Mr. Hake also revealed how the corporation's estimates of 2003 full-year sales expectations would break down into the three new segments: Major Appliances, $3.6 billion; Housewares, $780 million; and Commercial Products, $390 million. Talking further about the current year, Mr. Hake affirmed the company's 2003 expectations for earnings (including approximately $0.53 from restructuring and discontinued operations) to be in the range of $1.62 to $1.67 per share.

"We are coming out of 2003 a stronger company both financially and operationally," Mr. Hake said. "Certainly 2003 can be best described as challenging. However, Maytag made great strides in cost containment this year, and we are beginning to reap the benefits of the tough decisions we had to make for the good of the company. Our cash flow is strong, we are reducing our debt, and we successfully launched many innovative new products."

This past year, Maytag introduced the Neptune(R) Drying Center(TM) and extended the Neptune washer to a top-load configuration. Maytag also launched new cooking products and it further diversified into products such as the SkyBox(TM) home vendor, the Jenn-Air Attrezzi(TM) line of kitchen appliances and, at Hoover, the SpinSweep(TM) outdoor sweeper.

"Innovation drives growth, and Maytag is well positioned to grow in major appliances," Mr. Hake said. "We continue to see improvement in major appliances, and after a difficult year at Hoover, we are seeing marked improvement there as that business continues to stabilize. The challenges at Hoover remain, but we have aggressively addressed the fixed cost structure there, and we are encouraged by the array of products that Hoover is preparing for launch next year."

George Moore, Maytag's executive vice president and chief financial officer, reflected on this year's financial performance. "We expect our strong cash flow generation in 2003 to allow us to reduce debt by $100 million. In addition, we made a $135 million voluntary contribution to our pension fund, which has helped reduce our under funded position by $65 million from the prior year," he said. Mr. Moore added that he anticipates some pressure next year from higher pension and post-retirement medical expenses. He said ongoing cost-saving initiatives and a strong line-up of product introductions should enable Maytag to meet these challenges.

Mr. Hake also discussed industry trends at the conference. In major appliances, industry shipments for 2003 are expected to increase 3 percent, and grow another 1 to 2 percent next year. Driven by a stream of new products and vigorous brand-building activities, Maytag expects to exceed the industry growth rate again in 2004. In floor care, industry unit shipments are expected to end 2003 flat or up slightly. Next year, Hoover expects industry shipments to grow 2 to 3 percent.
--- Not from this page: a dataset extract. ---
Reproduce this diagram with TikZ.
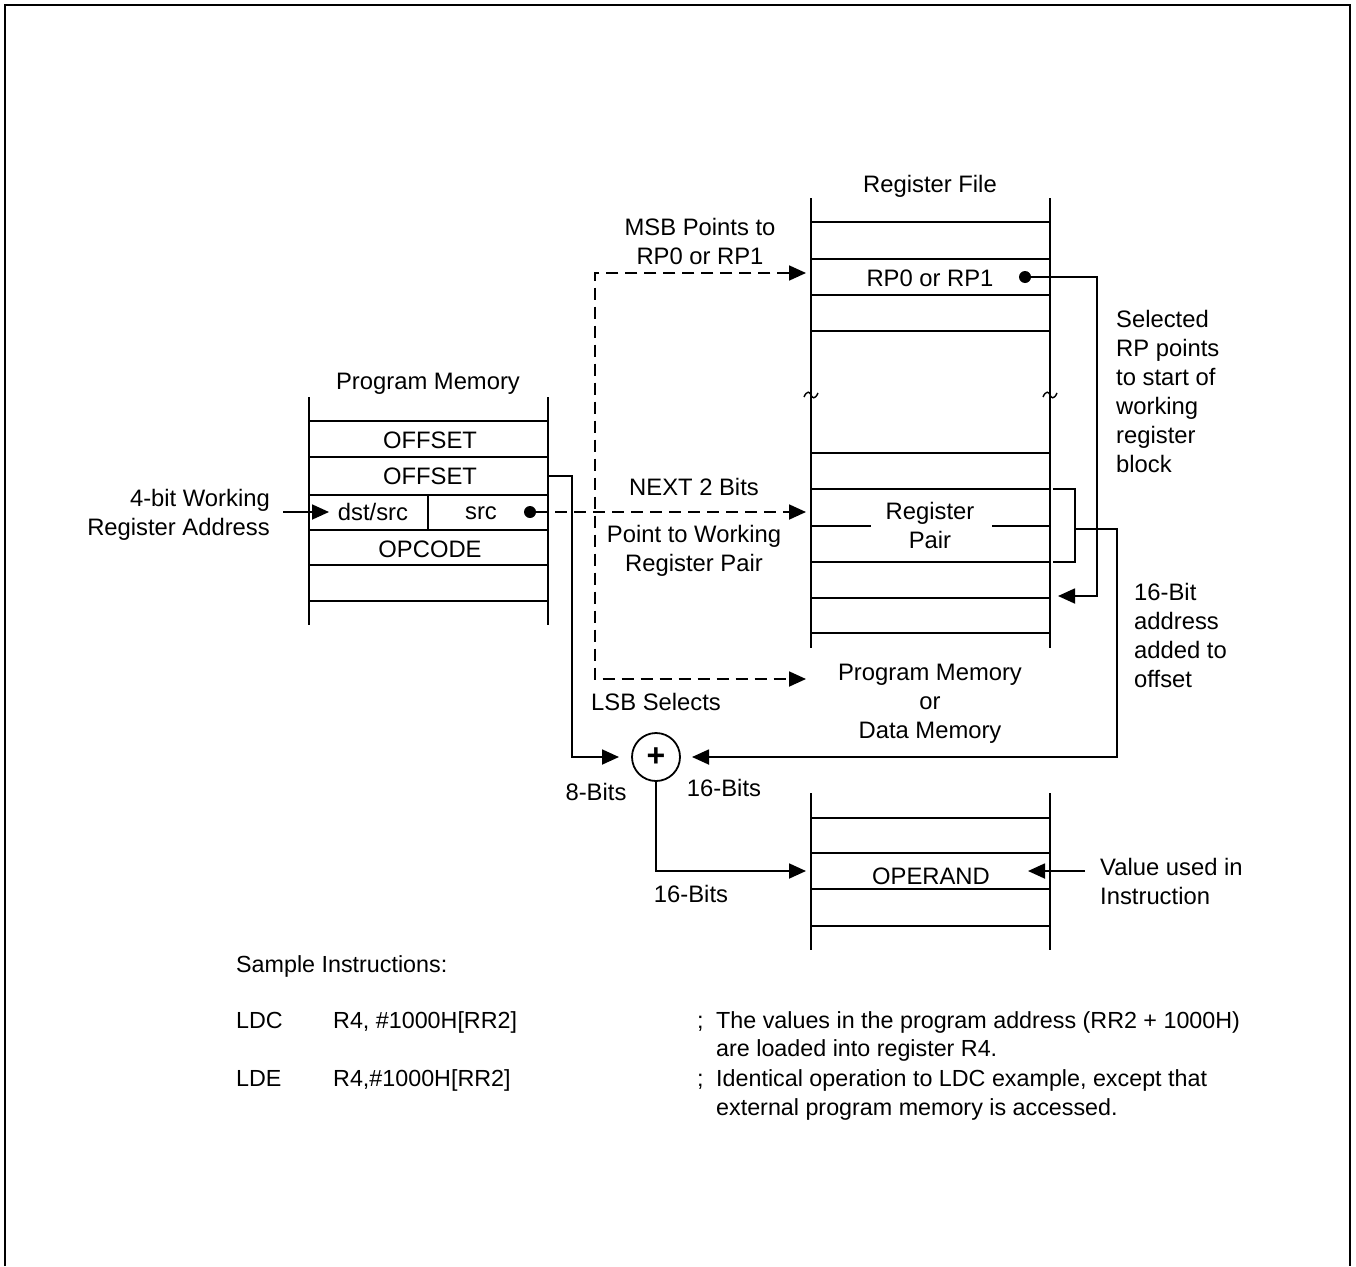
\documentclass[tikz,border=0pt]{standalone}
\usepackage{fontspec}
\setmainfont{Liberation Sans}
\usetikzlibrary{arrows.meta}
\begin{document}
\begin{tikzpicture}[x=1pt,y=-1pt,
  ln/.style={line width=1.8pt},
  dsh/.style={line width=1.8pt, dash pattern=on 12pt off 7pt},
  tip/.style={-{Triangle[length=17pt,width=15pt]}},
  tips/.style={{Triangle[length=17pt,width=15pt]}-{Triangle[length=17pt,width=15pt]}},
  lbl/.style={font=\fontsize{23.8}{29}\selectfont, inner sep=0pt, align=center},
  lbll/.style={font=\fontsize{23.8}{29}\selectfont, inner sep=0pt, align=left},
  lblr/.style={font=\fontsize{23.8}{29}\selectfont, inner sep=0pt, align=right},
  txt/.style={font=\fontsize{23.3}{29}\selectfont, inner sep=0pt, anchor=base west},
  dot/.style={circle, fill=black, inner sep=0pt, minimum size=12pt},
  brk/.style={line width=1.4pt},
]
\useasboundingbox (0,0) rectangle (1356,1266);
% frame
\draw[line width=2pt] (5,1266) -- (5,5) -- (1350,5) -- (1350,1266);

% ---------------- Register file ----------------
\draw[ln] (811,198) -- (811,648);
\draw[ln] (1050,198) -- (1050,648);
\foreach \y in {222,259,295,331,453,489,562,598,633} \draw[ln] (811,\y) -- (1050,\y);
\draw[ln] (811,526) -- (871,526);
\draw[ln] (992,526) -- (1050,526);
% break marks
\draw[brk] (804,397) .. controls (807,390) and (810,392) .. (811,395) .. controls (812,398) and (815,400) .. (818,393);
\draw[brk] (1043,397) .. controls (1046,390) and (1049,392) .. (1050,395) .. controls (1051,398) and (1054,400) .. (1057,393);
\node[lbl] (rftitle) at (930,186) {Register File};
\node[lbl] (rp) at (930,278) {RP0 or RP1};
\node[dot] (rpdot) at (1025,277) {};
\node[lbl] (regpair) at (930,525) {Register\\Pair};

% ---------------- Program memory ----------------
\draw[ln] (309,397) -- (309,625);
\draw[ln] (548,397) -- (548,625);
\foreach \y in {421,457,495,530,565,601} \draw[ln] (309,\y) -- (548,\y);
\draw[ln] (428,495) -- (428,530);
\node[lbl] (pmtitle) at (428,384) {Program Memory};
\node[lbl] (off1) at (430,440) {OFFSET};
\node[lbl] (off2) at (430,476) {OFFSET};
\node[lbl] (dstsrc) at (373,512) {dst/src};
\node[lbl] (src) at (481,513) {src};
\node[dot] (srcdot) at (530,512) {};
\node[lbl] (opcode) at (430,549) {OPCODE};
\node[lblr, anchor=east] (wra) at (270,515) {4-bit Working\\Register Address};

% ---------------- Operand memory ----------------
\draw[ln] (811,793) -- (811,950);
\draw[ln] (1050,793) -- (1050,950);
\foreach \y in {818,853,889,926} \draw[ln] (811,\y) -- (1050,\y);
\node[lbl] (operand) at (931,876) {OPERAND};

% ---------------- labels ----------------
\node[lbl] (msb) at (700,241) {MSB Points to\\RP0 or RP1};
\node[lbl] (next) at (694,487) {NEXT 2 Bits};
\node[lbl] (ptw) at (694,551) {Point to Working\\Register Pair};
\node[lbl] (lsb) at (656,702) {LSB Selects};
\node[lbl] (pmdm) at (930,704) {Program Memory\\or\\Data Memory};
\node[lbll, anchor=west] (selrp) at (1116,391) {Selected\\RP points\\to start of\\working\\register\\block};
\node[lbll, anchor=west] (addr16) at (1134,635) {16-Bit\\address\\added to\\offset};
\node[lbll, anchor=west] (valused) at (1100,881) {Value used in\\Instruction};
\node[lbl] (b8) at (596,792) {8-Bits};
\node[lbl] (b16a) at (724,788) {16-Bits};
\node[lbl] (b16b) at (691,894) {16-Bits};

% ---------------- adder ----------------
\node[circle, draw, line width=1.8pt, minimum size=48pt, inner sep=0pt,
      font=\fontsize{32}{32}\selectfont\bfseries] (add) at (656,757) {+};

% ---------------- coordinates ----------------
\coordinate (wrastart) at (283,512);
\coordinate (wratip) at (329,512);
\coordinate (nexttip) at (806,512);
\coordinate (msbtip) at (806,273);
\coordinate (lsbtip) at (806,679);
\coordinate (j1) at (595,273);
\coordinate (j2) at (595,679);
\coordinate (offout) at (548,476);
\coordinate (offc1) at (572,476);
\coordinate (offc2) at (572,757);
\coordinate (addLtip) at (619,757);
\coordinate (addRtip) at (692,757);
\coordinate (rpc1) at (1097,277);
\coordinate (rpc2) at (1097,596);
\coordinate (wbtip) at (1058,596);
\coordinate (br1) at (1053,489);
\coordinate (br2) at (1075,489);
\coordinate (br3) at (1075,562);
\coordinate (br4) at (1053,562);
\coordinate (brm) at (1075,529);
\coordinate (a16c1) at (1117,529);
\coordinate (a16c2) at (1117,757);
\coordinate (addbot) at (656,871);
\coordinate (optip) at (806,871);
\coordinate (valstart) at (1085,871);
\coordinate (valtip) at (1028,871);

% ---------------- connectors ----------------
\draw[ln,tip] (wrastart) -- (wratip);
\draw[dsh,tip] (srcdot) -- (nexttip);
\draw[dsh,tips] (msbtip) -- (j1) -- (j2) -- (lsbtip);
\draw[ln,tip] (offout) -- (offc1) -- (offc2) -- (addLtip);
\draw[ln,tip] (rpdot) -- (rpc1) -- (rpc2) -- (wbtip);
\draw[ln] (br1) -- (br2) -- (br3) -- (br4);
\draw[ln,tip] (brm) -- (a16c1) -- (a16c2) -- (addRtip);
\draw[ln,tip] (add.south) -- (addbot) -- (optip);
\draw[ln,tip] (valstart) -- (valtip);

% ---------------- sample instructions ----------------
\node[txt] (samp) at (236,972) {Sample Instructions:};
\node[txt] (ldc) at (236,1028) {LDC};
\node[txt] (ldcop) at (333,1028) {R4, \#1000H[RR2]};
\node[txt] (ldcsemi) at (697,1028) {;};
\node[txt] (ldcc1) at (716,1028) {The values in the program address (RR2 + 1000H)};
\node[txt] (ldcc2) at (716,1056) {are loaded into register R4.};
\node[txt] (lde) at (236,1086) {LDE};
\node[txt] (ldeop) at (333,1086) {R4,\#1000H[RR2]};
\node[txt] (ldesemi) at (697,1086) {;};
\node[txt] (ldec1) at (716,1086) {Identical operation to LDC example, except that};
\node[txt] (ldec2) at (716,1115) {external program memory is accessed.};
\end{tikzpicture}
\end{document}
Other Maytag executives appeared at the conference to discuss the company's operations, including William Beer, president of Maytag Appliances; Tom Briatico, president of Hoover Floor Care; Doug Huffer, president of Dixie- Narco Vending Systems; R. Craig Breese, president of Maytag International; Steve Benton, vice president and general manager of Maytag Services; Ken Boyle, vice president of strategic initiatives; Craig Ibsen, vice president and general manager of Maytag Specialty group; and Chris Wignall, senior vice president of marketing and sales, Maytag Appliances.